La maravilla es muy grande, y algunos se preguntan si aquellos hombres están borrachos. Entonces, Pedro interviene en nombre de todos los apóstoles y relee ese evento a la luz de Joel 3, donde se anuncia un nuevo derramamiento del Espíritu Santo. Los seguidores de Jesús no están borrachos, sino que viven lo que San Ambrosio llama “la sobria embriaguez del Espíritu”, que enciende entre el pueblo de Dios la profecía a través de sueños y visiones. Este don profético no está reservado solo a algunos, sino a todos aquellos que invocan el nombre del Señor.
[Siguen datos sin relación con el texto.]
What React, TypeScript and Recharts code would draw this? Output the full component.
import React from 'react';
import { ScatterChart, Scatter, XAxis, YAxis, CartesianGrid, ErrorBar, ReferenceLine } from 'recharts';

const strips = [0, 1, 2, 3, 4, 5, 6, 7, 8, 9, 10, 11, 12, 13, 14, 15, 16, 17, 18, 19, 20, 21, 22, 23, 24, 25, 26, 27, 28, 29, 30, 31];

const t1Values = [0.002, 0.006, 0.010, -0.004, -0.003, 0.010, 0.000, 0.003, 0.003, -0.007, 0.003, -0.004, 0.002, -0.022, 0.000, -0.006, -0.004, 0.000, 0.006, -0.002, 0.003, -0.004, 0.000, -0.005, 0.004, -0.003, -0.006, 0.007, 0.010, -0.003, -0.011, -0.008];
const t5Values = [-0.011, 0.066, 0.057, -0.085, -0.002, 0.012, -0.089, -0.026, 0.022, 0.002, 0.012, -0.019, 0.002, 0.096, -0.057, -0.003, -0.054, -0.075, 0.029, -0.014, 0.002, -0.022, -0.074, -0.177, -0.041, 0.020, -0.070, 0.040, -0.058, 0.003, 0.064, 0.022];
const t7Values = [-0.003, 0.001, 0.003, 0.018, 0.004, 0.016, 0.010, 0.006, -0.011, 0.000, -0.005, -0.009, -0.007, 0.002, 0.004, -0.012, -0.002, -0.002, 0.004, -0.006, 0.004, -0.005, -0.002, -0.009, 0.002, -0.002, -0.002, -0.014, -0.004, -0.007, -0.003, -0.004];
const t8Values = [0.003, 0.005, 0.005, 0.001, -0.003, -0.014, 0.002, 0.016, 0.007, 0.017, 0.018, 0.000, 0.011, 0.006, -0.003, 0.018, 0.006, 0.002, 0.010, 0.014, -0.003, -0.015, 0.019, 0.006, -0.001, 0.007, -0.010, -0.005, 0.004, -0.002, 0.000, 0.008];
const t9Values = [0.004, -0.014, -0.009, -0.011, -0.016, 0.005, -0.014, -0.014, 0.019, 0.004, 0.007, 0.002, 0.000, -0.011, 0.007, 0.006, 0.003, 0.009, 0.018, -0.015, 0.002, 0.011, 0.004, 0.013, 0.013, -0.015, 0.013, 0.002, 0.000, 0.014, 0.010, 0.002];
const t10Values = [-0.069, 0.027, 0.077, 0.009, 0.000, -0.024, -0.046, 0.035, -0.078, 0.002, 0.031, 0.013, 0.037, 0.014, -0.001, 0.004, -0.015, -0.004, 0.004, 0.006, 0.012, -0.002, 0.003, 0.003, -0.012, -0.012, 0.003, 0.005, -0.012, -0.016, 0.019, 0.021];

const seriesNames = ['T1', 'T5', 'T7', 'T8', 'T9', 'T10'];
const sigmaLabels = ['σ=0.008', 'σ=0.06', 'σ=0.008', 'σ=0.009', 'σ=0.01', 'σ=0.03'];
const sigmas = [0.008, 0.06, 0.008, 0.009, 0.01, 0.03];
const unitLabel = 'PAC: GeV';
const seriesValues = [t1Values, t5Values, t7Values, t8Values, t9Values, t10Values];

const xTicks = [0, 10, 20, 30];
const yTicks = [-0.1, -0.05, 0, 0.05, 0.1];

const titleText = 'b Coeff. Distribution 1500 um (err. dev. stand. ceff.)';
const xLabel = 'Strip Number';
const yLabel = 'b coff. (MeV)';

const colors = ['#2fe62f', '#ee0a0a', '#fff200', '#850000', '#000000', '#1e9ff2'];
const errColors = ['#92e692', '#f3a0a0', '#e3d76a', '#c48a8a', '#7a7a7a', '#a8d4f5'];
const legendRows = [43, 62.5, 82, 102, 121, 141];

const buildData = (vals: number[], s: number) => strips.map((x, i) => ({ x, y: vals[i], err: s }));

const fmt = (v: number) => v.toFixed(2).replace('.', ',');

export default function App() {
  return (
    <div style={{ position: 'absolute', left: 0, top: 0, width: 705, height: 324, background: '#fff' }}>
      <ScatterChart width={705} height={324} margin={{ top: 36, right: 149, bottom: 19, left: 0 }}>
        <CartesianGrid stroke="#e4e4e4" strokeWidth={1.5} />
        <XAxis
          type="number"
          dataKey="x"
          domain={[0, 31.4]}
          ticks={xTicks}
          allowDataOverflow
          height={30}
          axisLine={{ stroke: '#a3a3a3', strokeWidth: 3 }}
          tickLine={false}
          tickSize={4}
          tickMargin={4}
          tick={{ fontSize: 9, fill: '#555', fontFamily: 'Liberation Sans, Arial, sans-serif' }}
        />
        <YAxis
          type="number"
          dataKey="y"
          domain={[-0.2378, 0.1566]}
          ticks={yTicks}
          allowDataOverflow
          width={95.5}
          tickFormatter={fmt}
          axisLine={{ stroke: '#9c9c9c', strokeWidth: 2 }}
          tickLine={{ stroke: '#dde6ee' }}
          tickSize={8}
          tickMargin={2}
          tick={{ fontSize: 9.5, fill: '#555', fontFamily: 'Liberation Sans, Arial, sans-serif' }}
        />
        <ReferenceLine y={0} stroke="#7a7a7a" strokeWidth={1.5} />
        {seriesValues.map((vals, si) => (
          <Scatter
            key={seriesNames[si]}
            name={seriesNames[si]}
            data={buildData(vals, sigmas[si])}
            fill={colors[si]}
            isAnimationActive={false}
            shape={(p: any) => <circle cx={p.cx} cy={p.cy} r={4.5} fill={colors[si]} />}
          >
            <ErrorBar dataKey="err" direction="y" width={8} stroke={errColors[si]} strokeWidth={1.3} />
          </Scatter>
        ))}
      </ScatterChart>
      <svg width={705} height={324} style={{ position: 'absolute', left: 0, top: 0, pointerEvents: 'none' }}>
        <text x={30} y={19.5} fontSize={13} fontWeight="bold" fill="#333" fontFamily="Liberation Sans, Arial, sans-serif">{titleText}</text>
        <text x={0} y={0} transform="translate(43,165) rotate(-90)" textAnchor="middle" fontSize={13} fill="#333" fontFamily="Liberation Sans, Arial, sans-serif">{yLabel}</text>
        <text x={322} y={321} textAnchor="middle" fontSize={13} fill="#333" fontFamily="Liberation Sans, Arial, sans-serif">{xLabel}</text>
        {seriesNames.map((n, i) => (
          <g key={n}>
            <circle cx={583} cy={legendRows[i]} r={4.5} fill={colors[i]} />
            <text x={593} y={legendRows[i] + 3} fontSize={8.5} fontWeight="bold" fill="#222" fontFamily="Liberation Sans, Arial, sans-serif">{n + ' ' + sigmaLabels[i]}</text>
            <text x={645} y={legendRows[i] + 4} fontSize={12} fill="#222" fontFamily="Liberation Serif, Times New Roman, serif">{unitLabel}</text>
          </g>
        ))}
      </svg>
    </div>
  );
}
A partir de entonces, desde aquel momento, el Espíritu de Dios mueve los corazones para recibir la salvación que pasa por una persona, Jesucristo, aquel a quien los hombres clavaron en el madero de la cruz y a quien Dios resucitó de entre los muertos «librándole de los dolores del Hades» (Hechos 2, 24). Es Él quien derramó ese Espíritu que orquesta la polifonía de alabanza y que todos pueden escuchar. Como decía Benedicto XVI, «Pentecostés es esto: Jesús, y mediante él Dios mismo, viene a nosotros y nos atrae dentro de sí» (Homilía, 3 de junio de 2006). El Espíritu actúa la atracción divina: Dios nos seduce con su Amor y así nos involucra para mover la historia e iniciar procesos a través de los cuales se filtra la vida nueva. En efecto, solo el Espíritu de Dios tiene el poder de humanizar y fraternizar todo contexto, a partir de aquellos que lo reciben.
Pidámosle al Señor que nos permita experimentar un nuevo Pentecostés, que ensanche nuestros corazones y armonice nuestros sentimientos con los de Cristo, de modo que anunciemos sin vergüenza alguna su palabra transformadora y seamos testigos del poder del amor que devuelve la vida a todo lo que encuentra.